What to produce:
Take the lines of the data below from the very first through the line containing "const clumpyErr = [0.011, 0.011, 0.013, 0.017];" and output them exactly, pictures excluded.

Data:
*****

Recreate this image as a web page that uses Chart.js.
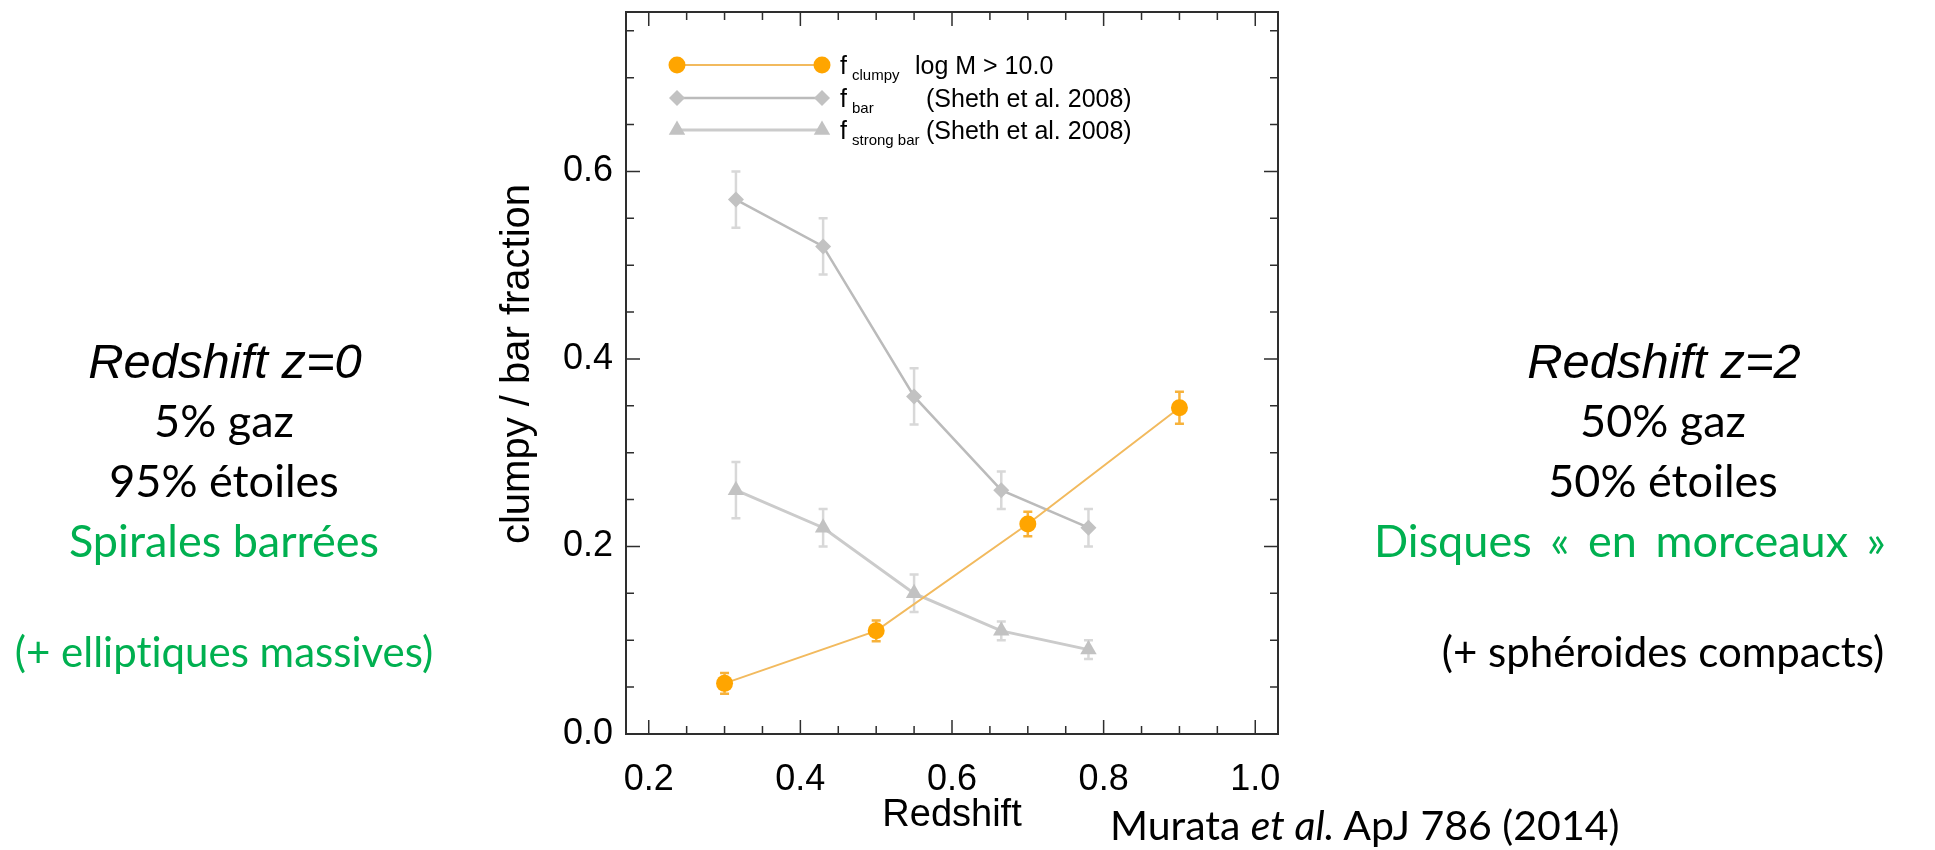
<!DOCTYPE html>
<html><head><meta charset="utf-8">
<script src="https://cdn.jsdelivr.net/npm/chart.js@4/dist/chart.umd.min.js"></script>
<style>
html,body{margin:0;padding:0;background:#fff;width:1935px;height:850px;overflow:hidden}
#wrap{position:absolute;left:0;top:0;width:1935px;height:850px}
.t{position:absolute;white-space:nowrap;line-height:1;transform:translateX(-50%);font-variant-ligatures:none}
.cal{font-family:Lato,"Open Sans",sans-serif;font-size:45px;color:#000}
.ital{font-family:"Liberation Sans",Arial,sans-serif;font-style:italic;font-size:49px;color:#000}
.g{color:#00B050}
.ref{position:absolute;white-space:nowrap;line-height:1;font-family:Lato,"Open Sans",sans-serif;font-size:41px;color:#000;font-variant-ligatures:none}
</style></head>
<body>
<div id="wrap"><canvas id="c" width="1935" height="850"></canvas></div>

<div class="t ital" style="left:225px;top:337px">Redshift z=0</div>
<div class="t cal" style="left:224px;top:398px">5% gaz</div>
<div class="t cal" style="left:224px;top:458px">95% étoiles</div>
<div class="t cal g" style="left:224px;top:518px">Spirales barrées</div>
<div class="t cal g" style="left:224px;top:630px;font-size:42px">(+ elliptiques massives)</div>

<div class="t ital" style="left:1664px;top:337px">Redshift z=2</div>
<div class="t cal" style="left:1663px;top:398px">50% gaz</div>
<div class="t cal" style="left:1663px;top:458px">50% étoiles</div>
<div class="t cal g" style="left:1630px;top:518px;word-spacing:7px">Disques « en morceaux »</div>
<div class="t cal" style="left:1663px;top:630px;font-size:42px">(+ sphéroides compacts)</div>

<div class="ref" style="left:1110px;top:804px">Murata <i>et al.</i> ApJ 786 (2014)</div>

<script>
// ---- data ----
const clumpyZ   = [0.30, 0.50, 0.70, 0.90];
const clumpyF   = [0.054, 0.110, 0.224, 0.348];
const clumpyErr = [0.011, 0.011, 0.013, 0.017];

const barZ      = [0.315, 0.43, 0.55, 0.665, 0.78];
const barF      = [0.57, 0.52, 0.36, 0.26, 0.22];
const barErr    = [0.03, 0.03, 0.03, 0.02, 0.02];

const strongZ   = [0.315, 0.43, 0.55, 0.665, 0.78];
const strongF   = [0.26, 0.22, 0.15, 0.11, 0.09];
const strongErr = [0.03, 0.02, 0.02, 0.01, 0.01];

const xTicks = [0.2, 0.4, 0.6, 0.8, 1.0];
const yTicks = [0.0, 0.2, 0.4, 0.6];

const seriesMain  = ['f', 'f', 'f'];
const seriesSub   = ['clumpy', 'bar', 'strong bar'];
const seriesNote  = ['log M > 10.0', '(Sheth et al. 2008)', '(Sheth et al. 2008)'];

const xTitle = 'Redshift';
const yTitle = 'clumpy / bar fraction';

const pts = (xs, ys) => xs.map((x, i) => ({x: x, y: ys[i]}));

const ORANGE = '#FFA500', ORANGE_LINE = '#F2BA5E';
const GRAY_MK = '#C2C2C2', GRAY_LINE = '#BBBBBB', GRAY_LINE2 = '#CBCBCB', ERR_GRAY = '#D8D8D8';
const FONT = '"Liberation Sans", Arial, sans-serif';

function drawMarker(ctx, style, x, y, r, color) {
  ctx.save();
  ctx.fillStyle = color;
  ctx.beginPath();
  if (style === 'circle') {
    ctx.arc(x, y, r, 0, Math.PI * 2);
  } else if (style === 'rectRot') {
    ctx.moveTo(x, y - r); ctx.lineTo(x + r, y); ctx.lineTo(x, y + r); ctx.lineTo(x - r, y);
  } else if (style === 'triangle') {
    for (let k = 0; k < 3; k++) {
      const a = k * 2 * Math.PI / 3;
      const px = x + Math.sin(a) * r, py = y - Math.cos(a) * r;
      if (k === 0) ctx.moveTo(px, py); else ctx.lineTo(px, py);
    }
  }
  ctx.closePath();
  ctx.fill();
  ctx.restore();
}

const errorBars = {
  id: 'errorBars',
  beforeDatasetsDraw(chart) {
    const {ctx, scales: {x, y}} = chart;
    chart.data.datasets.forEach(ds => {
      if (!ds.errors) return;
      ctx.save();
      ctx.strokeStyle = ds.errorColor;
      ctx.lineWidth = 2.5;
      ds.data.forEach((p, j) => {
        const e = ds.errors[j];
        const px = x.getPixelForValue(p.x);
        const y1 = y.getPixelForValue(p.y + e), y2 = y.getPixelForValue(p.y - e);
        ctx.beginPath();
        ctx.moveTo(px, y1); ctx.lineTo(px, y2);
        ctx.moveTo(px - 4.5, y1); ctx.lineTo(px + 4.5, y1);
        ctx.moveTo(px - 4.5, y2); ctx.lineTo(px + 4.5, y2);
        ctx.stroke();
      });
      ctx.restore();
    });
  }
};

const frame = {
  id: 'frame',
  beforeDatasetsDraw(chart) {
    const {ctx, chartArea: a, scales: {x, y}} = chart;
    ctx.save();
    ctx.strokeStyle = '#2e2e2e';
    ctx.lineWidth = 2;
    ctx.strokeRect(a.left, a.top, a.right - a.left, a.bottom - a.top);
    ctx.lineWidth = 1.5;
    ctx.beginPath();
    const isMajor = (v, list) => list.some(t => Math.abs(t - v) < 1e-6);
    for (let v = Math.ceil(x.min / 0.05 - 1e-9) * 0.05; v <= x.max + 1e-9; v += 0.05) {
      const px = x.getPixelForValue(v);
      const L = isMajor(v, xTicks) ? 14 : 8;
      ctx.moveTo(px, a.bottom); ctx.lineTo(px, a.bottom - L);
      ctx.moveTo(px, a.top); ctx.lineTo(px, a.top + L);
    }
    for (let v = Math.ceil(y.min / 0.05 - 1e-9) * 0.05; v <= y.max + 1e-9; v += 0.05) {
      const py = y.getPixelForValue(v);
      const L = isMajor(v, yTicks) ? 14 : 8;
      ctx.moveTo(a.left, py); ctx.lineTo(a.left + L, py);
      ctx.moveTo(a.right, py); ctx.lineTo(a.right - L, py);
    }
    ctx.stroke();
    // y axis title
    ctx.fillStyle = '#000';
    ctx.font = '40px ' + FONT;
    ctx.textAlign = 'center';
    ctx.textBaseline = 'alphabetic';
    ctx.translate(a.left - 97, (a.top + a.bottom) / 2 - 9);
    ctx.rotate(-Math.PI / 2);
    ctx.fillText(yTitle, 0, 0);
    ctx.restore();
  }
};

const legendPlugin = {
  id: 'customLegend',
  afterDatasetsDraw(chart) {
    const {ctx, chartArea: a} = chart;
    const rowY = [53, 86, 118];
    const noteX = [289, 300, 300];
    chart.data.datasets.forEach((ds, i) => {
      const yy = a.top + rowY[i];
      const x1 = a.left + 51, x2 = a.left + 196;
      ctx.save();
      ctx.strokeStyle = ds.borderColor;
      ctx.lineWidth = ds.borderWidth;
      ctx.beginPath(); ctx.moveTo(x1, yy); ctx.lineTo(x2, yy); ctx.stroke();
      drawMarker(ctx, ds.pointStyle, x1, yy, ds.legendRadius, ds.pointBackgroundColor);
      drawMarker(ctx, ds.pointStyle, x2, yy, ds.legendRadius, ds.pointBackgroundColor);
      ctx.fillStyle = '#000';
      ctx.textBaseline = 'alphabetic';
      ctx.textAlign = 'left';
      ctx.font = '25px ' + FONT;
      ctx.fillText(seriesMain[i], a.left + 214, yy + 9);
      ctx.fillText(seriesNote[i], a.left + noteX[i], yy + 9);
      ctx.font = '15px ' + FONT;
      ctx.fillText(seriesSub[i], a.left + 226, yy + 15);
      ctx.restore();
    });
  }
};

const tickFont = {family: FONT, size: 36};
const xTitleFont = {family: FONT, size: 38};

new Chart(document.getElementById('c'), {
  type: 'line',
  data: {
    datasets: [
      {
        label: 'f_clumpy',
        data: pts(clumpyZ, clumpyF), errors: clumpyErr, errorColor: '#F7B23B',
        borderColor: ORANGE_LINE, borderWidth: 2,
        pointStyle: 'circle', pointRadius: 8.5, legendRadius: 8.5,
        pointBackgroundColor: ORANGE, pointBorderColor: ORANGE, pointBorderWidth: 0
      },
      {
        label: 'f_bar',
        data: pts(barZ, barF), errors: barErr, errorColor: ERR_GRAY,
        borderColor: GRAY_LINE, borderWidth: 2.5,
        pointStyle: 'rectRot', pointRadius: 8, legendRadius: 8,
        pointBackgroundColor: GRAY_MK, pointBorderColor: GRAY_MK, pointBorderWidth: 0
      },
      {
        label: 'f_strong_bar',
        data: pts(strongZ, strongF), errors: strongErr, errorColor: ERR_GRAY,
        borderColor: GRAY_LINE2, borderWidth: 3,
        pointStyle: 'triangle', pointRadius: 9.5, legendRadius: 9.5,
        pointBackgroundColor: GRAY_MK, pointBorderColor: GRAY_MK, pointBorderWidth: 0
      }
    ]
  },
  options: {
    responsive: false,
    animation: false,
    events: [],
    layout: {padding: {left: 470, top: 12, right: 657, bottom: 0}},
    plugins: {legend: {display: false}, tooltip: {enabled: false}},
    scales: {
      x: {
        type: 'linear', min: 0.17, max: 1.03,
        afterBuildTicks: s => { s.ticks = xTicks.map(v => ({value: v})); },
        afterFit: s => { s.height = 116; s.paddingLeft = 0; s.paddingRight = 0; },
        grid: {display: false, drawTicks: false},
        border: {display: false},
        ticks: {font: tickFont, color: '#000', padding: 24, maxRotation: 0, autoSkip: false,
                callback: v => Number(v).toFixed(1)},
        title: {display: true, text: xTitle, font: xTitleFont, color: '#000', padding: {top: 0, bottom: 12}}
      },
      y: {
        type: 'linear', min: 0, max: 0.77,
        afterBuildTicks: s => { s.ticks = yTicks.map(v => ({value: v})); },
        afterFit: s => { s.width = 156; s.paddingTop = 0; s.paddingBottom = 0; },
        grid: {display: false, drawTicks: false},
        border: {display: false},
        ticks: {font: tickFont, color: '#000', padding: 13, autoSkip: false,
                callback: v => Number(v).toFixed(1)},
        title: {display: false}
      }
    }
  },
  plugins: [frame, errorBars, legendPlugin]
});
</script>
</body></html>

*****

Correct answer:
Recreate this image as a web page that uses Chart.js.
<!DOCTYPE html>
<html><head><meta charset="utf-8">
<script src="https://cdn.jsdelivr.net/npm/chart.js@4/dist/chart.umd.min.js"></script>
<style>
html,body{margin:0;padding:0;background:#fff;width:1935px;height:850px;overflow:hidden}
#wrap{position:absolute;left:0;top:0;width:1935px;height:850px}
.t{position:absolute;white-space:nowrap;line-height:1;transform:translateX(-50%);font-variant-ligatures:none}
.cal{font-family:Lato,"Open Sans",sans-serif;font-size:45px;color:#000}
.ital{font-family:"Liberation Sans",Arial,sans-serif;font-style:italic;font-size:49px;color:#000}
.g{color:#00B050}
.ref{position:absolute;white-space:nowrap;line-height:1;font-family:Lato,"Open Sans",sans-serif;font-size:41px;color:#000;font-variant-ligatures:none}
</style></head>
<body>
<div id="wrap"><canvas id="c" width="1935" height="850"></canvas></div>

<div class="t ital" style="left:225px;top:337px">Redshift z=0</div>
<div class="t cal" style="left:224px;top:398px">5% gaz</div>
<div class="t cal" style="left:224px;top:458px">95% étoiles</div>
<div class="t cal g" style="left:224px;top:518px">Spirales barrées</div>
<div class="t cal g" style="left:224px;top:630px;font-size:42px">(+ elliptiques massives)</div>

<div class="t ital" style="left:1664px;top:337px">Redshift z=2</div>
<div class="t cal" style="left:1663px;top:398px">50% gaz</div>
<div class="t cal" style="left:1663px;top:458px">50% étoiles</div>
<div class="t cal g" style="left:1630px;top:518px;word-spacing:7px">Disques « en morceaux »</div>
<div class="t cal" style="left:1663px;top:630px;font-size:42px">(+ sphéroides compacts)</div>

<div class="ref" style="left:1110px;top:804px">Murata <i>et al.</i> ApJ 786 (2014)</div>

<script>
// ---- data ----
const clumpyZ   = [0.30, 0.50, 0.70, 0.90];
const clumpyF   = [0.054, 0.110, 0.224, 0.348];
const clumpyErr = [0.011, 0.011, 0.013, 0.017];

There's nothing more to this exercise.